As Hamza Ayman has his stunning artistic stage make-up applied, turning him from a handsome little boy into conniving McCavity, the mystery cat, before our very eyes, he shares with us his dreams of becoming a famous movie star, just like his idol, George Clooney. “I have always loved watching plays and movies,” he confides in us. “Since I was five years old I have enjoyed performing in sing-along shows at school and my teachers told my parents that I was very talented.”
At just nine, Hamza is the youngest of our talented troop and a member of ‘Illuminate’, the theatre group at the Performing Arts Academy. As he stalks onto the stage to take up his place, we can practically hear him meow. And these are the kind of skills that the Performing Arts Academy are working on with the children.

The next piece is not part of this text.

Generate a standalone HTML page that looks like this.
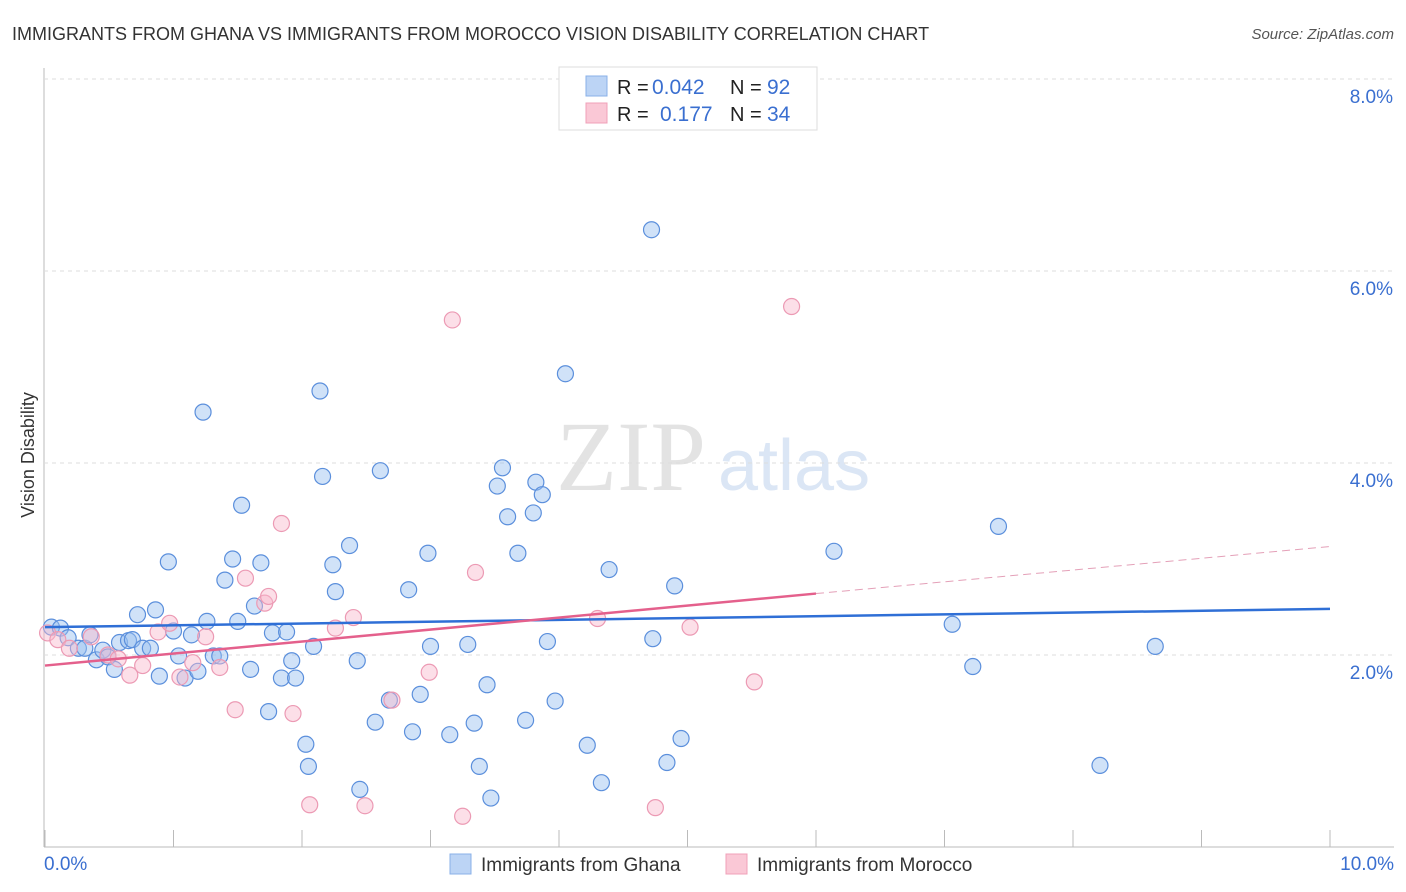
<!DOCTYPE html>
<html><head><meta charset="utf-8"><style>
body{margin:0;background:#fff;font-family:"Liberation Sans",sans-serif;}
svg{display:block}
</style></head><body>
<svg id="c" width="1406" height="892">
<text x="12" y="40" font-size="18" fill="#333">IMMIGRANTS FROM GHANA VS IMMIGRANTS FROM MOROCCO VISION DISABILITY CORRELATION CHART</text>
<text x="1394" y="39" font-size="15" fill="#555" font-style="italic" text-anchor="end">Source: ZipAtlas.com</text>
<text x="556" y="490" font-size="100" fill="#e3e3e3" font-family="Liberation Serif,serif">ZIP</text>
<text x="718" y="490" font-size="72" fill="#dbe6f5">atlas</text>
<text x="34" y="455" font-size="18" fill="#333" text-anchor="middle" transform="rotate(-90 34 455)">Vision Disability</text>
<g id="grid"></g><g id="pts"></g><g id="lines"></g>
<g>
<rect x="559" y="67" width="258" height="63" fill="#fff" stroke="#ddd"/>
<rect x="586" y="76" width="21" height="20" fill="#bcd4f5" stroke="#8ab0e8"/>
<rect x="586" y="103" width="21" height="20" fill="#fac8d6" stroke="#f0a0b8"/>
<text x="617" y="94" font-size="20" fill="#222">R =</text>
<text x="652" y="94" font-size="21" fill="#3a6fd0">0.042</text>
<text x="730" y="94" font-size="20" fill="#222">N =</text>
<text x="767" y="94" font-size="21" fill="#3a6fd0">92</text>
<text x="617" y="121" font-size="20" fill="#222">R =</text>
<text x="660" y="121" font-size="21" fill="#3a6fd0">0.177</text>
<text x="730" y="121" font-size="20" fill="#222">N =</text>
<text x="767" y="121" font-size="21" fill="#3a6fd0">34</text>
</g>
<g>
<rect x="450" y="854" width="21" height="20" fill="#bcd4f5" stroke="#8ab0e8"/>
<text x="481" y="871" font-size="19" fill="#333">Immigrants from Ghana</text>
<rect x="726" y="854" width="21" height="20" fill="#fac8d6" stroke="#f0a0b8"/>
<text x="757" y="871" font-size="19" fill="#333">Immigrants from Morocco</text>
</g>
</svg>
<script>
const yTicks=[2,4,6,8];
const xTickLabels=["0.0%","10.0%"];
const ghanaX=[0.05,0.12,0.18,0.26,0.31,0.35,0.40,0.45,0.49,0.54,0.58,0.65,0.68,0.72,0.76,0.82,0.86,0.89,0.96,1.00,1.04,1.09,1.14,1.19,1.23,1.26,1.31,1.36,1.40,1.46,1.50,1.53,1.60,1.63,1.68,1.74,1.77,1.84,1.88,1.92,1.95,2.03,2.05,2.09,2.14,2.16,2.24,2.26,2.37,2.43,2.45,2.57,2.61,2.68,2.83,2.86,2.92,2.98,3.00,3.15,3.29,3.34,3.38,3.44,3.47,3.52,3.56,3.60,3.68,3.74,3.80,3.82,3.87,3.91,3.97,4.05,4.22,4.33,4.39,4.72,4.73,4.84,4.90,4.95,6.14,7.06,7.22,7.42,8.21,8.64];
const ghanaY=[2.29,2.28,2.18,2.07,2.07,2.21,1.95,2.05,1.98,1.85,2.13,2.15,2.16,2.42,2.07,2.07,2.47,1.78,2.97,2.25,1.99,1.76,2.21,1.83,4.53,2.35,1.99,1.99,2.78,3.0,2.35,3.56,1.85,2.51,2.96,1.41,2.23,1.76,2.24,1.94,1.76,1.07,0.84,2.09,4.75,3.86,2.94,2.66,3.14,1.94,0.6,1.3,3.92,1.53,2.68,1.2,1.59,3.06,2.09,1.17,2.11,1.29,0.84,1.69,0.51,3.76,3.95,3.44,3.06,1.32,3.48,3.80,3.67,2.14,1.52,4.93,1.06,0.67,2.89,6.43,2.17,0.88,2.72,1.13,3.08,2.32,1.88,3.34,0.85,2.09];
const morX=[0.02,0.1,0.19,0.36,0.49,0.57,0.66,0.76,0.88,0.97,1.05,1.15,1.25,1.36,1.48,1.56,1.71,1.74,1.84,1.93,2.06,2.26,2.4,2.49,2.7,2.99,3.17,3.25,3.35,4.3,4.75,5.02,5.52,5.81];
const morY=[2.23,2.16,2.07,2.19,2.0,1.96,1.79,1.89,2.24,2.33,1.77,1.92,2.19,1.87,1.43,2.8,2.54,2.61,3.37,1.39,0.44,2.28,2.39,0.43,1.53,1.82,5.49,0.32,2.86,2.38,0.41,2.29,1.72,5.63];
const ghanaTrend=[0,2.29,10,2.48];
const morTrend=[0,1.89,6.0,2.64,10,3.13];
const ns="http://www.w3.org/2000/svg";
const X=v=>45+v*128.5, Y=v=>847-v*96;
function mk(t,a,p){const e=document.createElementNS(ns,t);for(const k in a)e.setAttribute(k,a[k]);p.appendChild(e);return e;}
const g=document.getElementById('grid');
mk('line',{x1:44,y1:68,x2:44,y2:847,stroke:'#bbb'},g);
mk('line',{x1:44,y1:847,x2:1394,y2:847,stroke:'#bbb'},g);
for(let i=0;i<=10;i++){mk('line',{x1:X(i),y1:830,x2:X(i),y2:847,stroke:'#bbb'},g);}
yTicks.forEach(t=>{
const l=mk('line',{x1:44,y1:Y(t),x2:1394,y2:Y(t),stroke:'#ddd','stroke-dasharray':'4,4'},g);


const tx=mk('text',{x:1393,y:Y(t)+24,'font-size':19,fill:'#3a6fd0','text-anchor':'end'},g);
tx.textContent=t.toFixed(1)+'%';


});
xTickLabels.forEach((s,i)=>{
const tx=mk('text',{x:i?1394:44,y:870,'font-size':19,fill:'#3a6fd0','text-anchor':i?'end':'start'},g);
tx.textContent=s;


});
const p=document.getElementById('pts');
ghanaX.forEach((x,i)=>{
const c=mk('circle',{cx:X(x),cy:Y(ghanaY[i]),r:8,fill:'rgba(150,190,240,0.45)',stroke:'#5b8fdc','stroke-width':1.2},p);


});
morX.forEach((x,i)=>{
const c=mk('circle',{cx:X(x),cy:Y(morY[i]),r:8,fill:'rgba(248,185,205,0.45)',stroke:'#ec9ab4','stroke-width':1.2},p);


});
const L=document.getElementById('lines');
const bl=mk('line',{x1:X(ghanaTrend[0]),y1:Y(ghanaTrend[1]),x2:X(ghanaTrend[2]),y2:Y(ghanaTrend[3]),stroke:'#2f6fd6','stroke-width':2.5},L);


const pl=mk('line',{x1:X(morTrend[0]),y1:Y(morTrend[1]),x2:X(morTrend[2]),y2:Y(morTrend[3]),stroke:'#e4608c','stroke-width':2.5},L);


const pd=mk('line',{x1:X(morTrend[2]),y1:Y(morTrend[3]),x2:X(morTrend[4]),y2:Y(morTrend[5]),stroke:'#e4a0b8','stroke-width':1,'stroke-dasharray':'8,5'},L);


</script>
</body></html>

Director Becky Lewis tells us: “These kids have something within which we can see, and we want to shine their stars. We take an inclusive whole academy approach here that allows all students to explore the specialisms of Music, Dance and Drama within the curriculum and through lunchtime clubs.”
So, as well as having fun, these children work hard and foster early on an inner determination that will be crucial for them to succeed in a highly competitive profession.
Take ten-year-old Mira Younis, for instance, who lights up the stage with her smile and confidence and nails every one of the emotions her teacher calls for her to showcase. “I just love doing facial expressions, together with body gestures. I can be happy or mad or shy,” she tells us. Mira has always wanted to act and used to be inspired by watching her older brother act in plays. Her parents are also extremely supportive, with her mum pitching in to help out on all of the Academy’s productions.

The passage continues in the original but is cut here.